In March 2011, the doctoral program in art history at the CUNY Graduate Center, Independent Curators International, and the New Museum in New York, co-presented The Now Museum: Contemporary Art, Curating Histories, Alternative Models. The conference “aimed to tackle key questions around the museum as an institutional entity and contemporary art as an art historical category. Particular attention was paid to the construction of historical narratives (or their abandonment) through collection displays, the role of research in relation to contemporary art, the alternative models that are already having an impact, and their relationship to more traditional museum infrastructures.”

Though difficult to find, the event link is a useful resource with A/V documentation of the event. Buried within the conference’s online schedule are videos of almost every speaker, so we’ve been enjoying sifting through it to discover a few interesting conversations. All videos are on the event page for download, but we decided to focus on the panel from March 12: Extending Infrastructures, Part I: Platforms & Networks. In addition to the new ways institutions are thinking about collecting and recording histories, this panel focuses on the evolution of institutions that enable collaborations, produce discourse, and extend exhibition models in the creation of institutional structures.

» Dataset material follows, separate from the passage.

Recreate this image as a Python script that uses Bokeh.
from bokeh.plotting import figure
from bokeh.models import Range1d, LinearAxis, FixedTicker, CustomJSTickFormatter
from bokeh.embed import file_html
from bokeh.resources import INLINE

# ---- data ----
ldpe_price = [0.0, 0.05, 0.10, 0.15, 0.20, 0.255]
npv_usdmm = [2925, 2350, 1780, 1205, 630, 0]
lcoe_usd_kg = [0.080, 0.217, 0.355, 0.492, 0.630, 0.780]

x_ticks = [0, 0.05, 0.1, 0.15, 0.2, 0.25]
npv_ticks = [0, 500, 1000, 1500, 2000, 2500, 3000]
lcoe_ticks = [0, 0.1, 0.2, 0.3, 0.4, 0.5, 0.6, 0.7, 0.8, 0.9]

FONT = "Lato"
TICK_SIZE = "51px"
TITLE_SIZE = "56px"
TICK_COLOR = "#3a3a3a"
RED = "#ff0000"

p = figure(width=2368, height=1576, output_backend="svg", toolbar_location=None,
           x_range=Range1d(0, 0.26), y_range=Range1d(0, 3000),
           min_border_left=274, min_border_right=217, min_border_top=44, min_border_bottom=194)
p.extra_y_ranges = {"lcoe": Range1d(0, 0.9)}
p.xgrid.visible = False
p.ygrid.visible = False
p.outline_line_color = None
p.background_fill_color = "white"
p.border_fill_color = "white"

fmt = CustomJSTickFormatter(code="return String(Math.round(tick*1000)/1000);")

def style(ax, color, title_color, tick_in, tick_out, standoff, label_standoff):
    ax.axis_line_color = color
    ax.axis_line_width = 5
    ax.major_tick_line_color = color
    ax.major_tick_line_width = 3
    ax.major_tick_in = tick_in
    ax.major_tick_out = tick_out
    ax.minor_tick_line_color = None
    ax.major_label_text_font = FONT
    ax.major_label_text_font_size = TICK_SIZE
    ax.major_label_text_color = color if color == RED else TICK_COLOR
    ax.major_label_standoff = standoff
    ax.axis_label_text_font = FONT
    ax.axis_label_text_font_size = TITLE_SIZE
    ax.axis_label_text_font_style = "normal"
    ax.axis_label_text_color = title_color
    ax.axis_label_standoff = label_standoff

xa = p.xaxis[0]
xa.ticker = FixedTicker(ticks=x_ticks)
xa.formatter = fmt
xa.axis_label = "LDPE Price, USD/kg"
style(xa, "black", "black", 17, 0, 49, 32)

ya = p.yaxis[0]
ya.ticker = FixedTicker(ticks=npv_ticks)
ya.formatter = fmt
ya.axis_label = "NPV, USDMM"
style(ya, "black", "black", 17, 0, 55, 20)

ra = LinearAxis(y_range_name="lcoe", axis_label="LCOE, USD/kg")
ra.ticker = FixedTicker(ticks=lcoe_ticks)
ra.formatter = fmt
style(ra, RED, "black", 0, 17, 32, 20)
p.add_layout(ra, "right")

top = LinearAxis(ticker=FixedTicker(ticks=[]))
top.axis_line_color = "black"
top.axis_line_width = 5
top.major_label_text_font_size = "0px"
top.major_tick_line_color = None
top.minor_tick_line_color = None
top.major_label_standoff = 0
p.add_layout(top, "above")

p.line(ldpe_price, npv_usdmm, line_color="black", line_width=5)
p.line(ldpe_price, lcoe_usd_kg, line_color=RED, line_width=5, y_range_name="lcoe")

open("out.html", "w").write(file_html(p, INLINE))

We’re most interested in the brief lecture by Anthony Huberman who will be coming to Toronto to give a lecture at The Power Plant in the winter of 2013. Here Huberman reveals the inner workings behind his relatively new curatorial initiative with Hunter College in NYC, The Artist’s Institute. Questioning the role of gallery spaces associated with universities he proposes how such spaces should function differently than museums. With this initiative Huberman tries to “put thinking and showing on equal footing.” Certainly in dialogue with the current and evolving platform of TPW R&D, Huberman’s hope is to cultivate a “a community of researchers who have the time and place to pursue speculative questions.”